Mr. & Mrs. X is a 12-issue comic book limited series published by Marvel Comics between September 2018 and June 2019. Created by writer Kelly Thompson and artists Oscar Bazaldua & Javier Pina, it starred the popular X-Men characters Gambit and Rogue as they settle into married life. The series received generally positive reviews from comic critics.

Publication history
X-Men Gold #30, was advertised as a comic featuring the marriage of Kitty Pryde and Colossus, but it instead featured the surprise marriage of Rogue and Gambit. This led to a new comic book starring the duo, Mr. & Mrs. X. This followed on from the storyline of the five-issue miniseries Rogue & Gambit, also written by Thompson,

Plot
Rogue and Gambit decide to get married and luckily Beast is able to build her a power-dampening necklace to allow her to kiss at the wedding ceremony and enjoy their honeymoon in space, which is cut short by a distress signal from Kitty Pryde. There was a distress signal from Cerise, who is transporting a package from the Shi'ar Imperial Guard.

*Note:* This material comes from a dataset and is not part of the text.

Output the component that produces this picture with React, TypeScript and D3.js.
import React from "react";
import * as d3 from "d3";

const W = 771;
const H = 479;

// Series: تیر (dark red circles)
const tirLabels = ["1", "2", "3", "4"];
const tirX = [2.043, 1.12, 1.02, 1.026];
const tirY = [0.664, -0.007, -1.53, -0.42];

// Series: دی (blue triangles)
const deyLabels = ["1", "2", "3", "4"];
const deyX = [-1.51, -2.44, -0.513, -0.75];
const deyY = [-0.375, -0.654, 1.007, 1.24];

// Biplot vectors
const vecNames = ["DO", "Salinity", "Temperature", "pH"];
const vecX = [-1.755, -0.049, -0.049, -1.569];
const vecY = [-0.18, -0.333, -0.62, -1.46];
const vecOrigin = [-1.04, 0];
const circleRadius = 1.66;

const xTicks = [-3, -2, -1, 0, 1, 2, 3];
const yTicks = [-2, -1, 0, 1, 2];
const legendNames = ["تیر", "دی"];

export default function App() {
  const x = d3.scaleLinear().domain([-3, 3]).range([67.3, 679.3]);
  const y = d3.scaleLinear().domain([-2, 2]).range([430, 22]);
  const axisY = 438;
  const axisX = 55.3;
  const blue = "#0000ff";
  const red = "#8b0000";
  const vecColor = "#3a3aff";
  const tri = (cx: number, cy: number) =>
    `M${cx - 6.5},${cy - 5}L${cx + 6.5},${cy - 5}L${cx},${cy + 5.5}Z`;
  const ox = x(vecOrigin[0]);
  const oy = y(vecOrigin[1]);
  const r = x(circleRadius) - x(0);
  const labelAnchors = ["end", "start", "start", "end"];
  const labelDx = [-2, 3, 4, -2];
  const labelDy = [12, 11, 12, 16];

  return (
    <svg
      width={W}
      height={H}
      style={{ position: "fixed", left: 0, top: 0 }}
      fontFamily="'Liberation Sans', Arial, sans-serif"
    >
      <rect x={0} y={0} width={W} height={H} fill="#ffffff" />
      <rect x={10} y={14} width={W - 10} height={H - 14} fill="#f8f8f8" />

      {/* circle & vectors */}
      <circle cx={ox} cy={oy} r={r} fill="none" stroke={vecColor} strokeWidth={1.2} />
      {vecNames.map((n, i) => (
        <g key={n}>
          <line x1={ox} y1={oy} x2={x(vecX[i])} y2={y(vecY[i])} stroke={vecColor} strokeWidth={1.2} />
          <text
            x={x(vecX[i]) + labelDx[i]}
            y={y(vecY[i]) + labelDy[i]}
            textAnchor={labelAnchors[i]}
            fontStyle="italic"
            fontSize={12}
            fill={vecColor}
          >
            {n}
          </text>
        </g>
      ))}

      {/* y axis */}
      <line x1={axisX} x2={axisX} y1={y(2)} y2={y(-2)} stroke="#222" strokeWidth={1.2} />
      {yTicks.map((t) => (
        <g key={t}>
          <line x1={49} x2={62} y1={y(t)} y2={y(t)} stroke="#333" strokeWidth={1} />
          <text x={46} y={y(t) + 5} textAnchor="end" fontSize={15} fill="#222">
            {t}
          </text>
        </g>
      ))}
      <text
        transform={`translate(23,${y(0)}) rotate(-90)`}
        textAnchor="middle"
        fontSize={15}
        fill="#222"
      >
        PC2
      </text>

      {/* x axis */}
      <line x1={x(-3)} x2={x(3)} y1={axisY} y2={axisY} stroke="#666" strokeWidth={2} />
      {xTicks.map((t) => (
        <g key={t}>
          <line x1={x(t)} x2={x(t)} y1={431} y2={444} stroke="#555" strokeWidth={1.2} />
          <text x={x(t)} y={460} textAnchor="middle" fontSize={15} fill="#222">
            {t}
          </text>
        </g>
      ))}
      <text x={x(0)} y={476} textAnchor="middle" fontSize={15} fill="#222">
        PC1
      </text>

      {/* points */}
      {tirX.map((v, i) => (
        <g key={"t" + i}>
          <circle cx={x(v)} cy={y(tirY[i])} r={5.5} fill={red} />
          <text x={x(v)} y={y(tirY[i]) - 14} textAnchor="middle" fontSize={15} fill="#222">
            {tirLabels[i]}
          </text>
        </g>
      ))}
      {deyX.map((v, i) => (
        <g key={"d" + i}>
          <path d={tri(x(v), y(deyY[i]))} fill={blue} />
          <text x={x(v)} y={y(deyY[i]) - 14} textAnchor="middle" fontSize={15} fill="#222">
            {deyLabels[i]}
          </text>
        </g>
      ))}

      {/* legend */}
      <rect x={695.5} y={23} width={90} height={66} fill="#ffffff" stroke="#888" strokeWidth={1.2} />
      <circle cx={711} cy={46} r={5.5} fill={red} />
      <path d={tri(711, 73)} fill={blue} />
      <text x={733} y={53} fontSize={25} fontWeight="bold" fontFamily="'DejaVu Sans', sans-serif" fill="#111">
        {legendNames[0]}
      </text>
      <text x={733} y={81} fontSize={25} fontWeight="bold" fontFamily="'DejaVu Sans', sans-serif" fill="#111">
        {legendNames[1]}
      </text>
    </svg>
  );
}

They are rescued by Deadpool and discover the egg is the progeny of Lilandra and Professor X. They continue to protect the offspring, which chooses to be called Xandra, from Technet and Warbird's Shi'ar rebellion. A large battle ensues between all four factions, but Xandra is able to create a psychic illusion that she died, but then goes under the care of Cerise. During this psychic explosion Rogue realizes she can absorb powers without touching now.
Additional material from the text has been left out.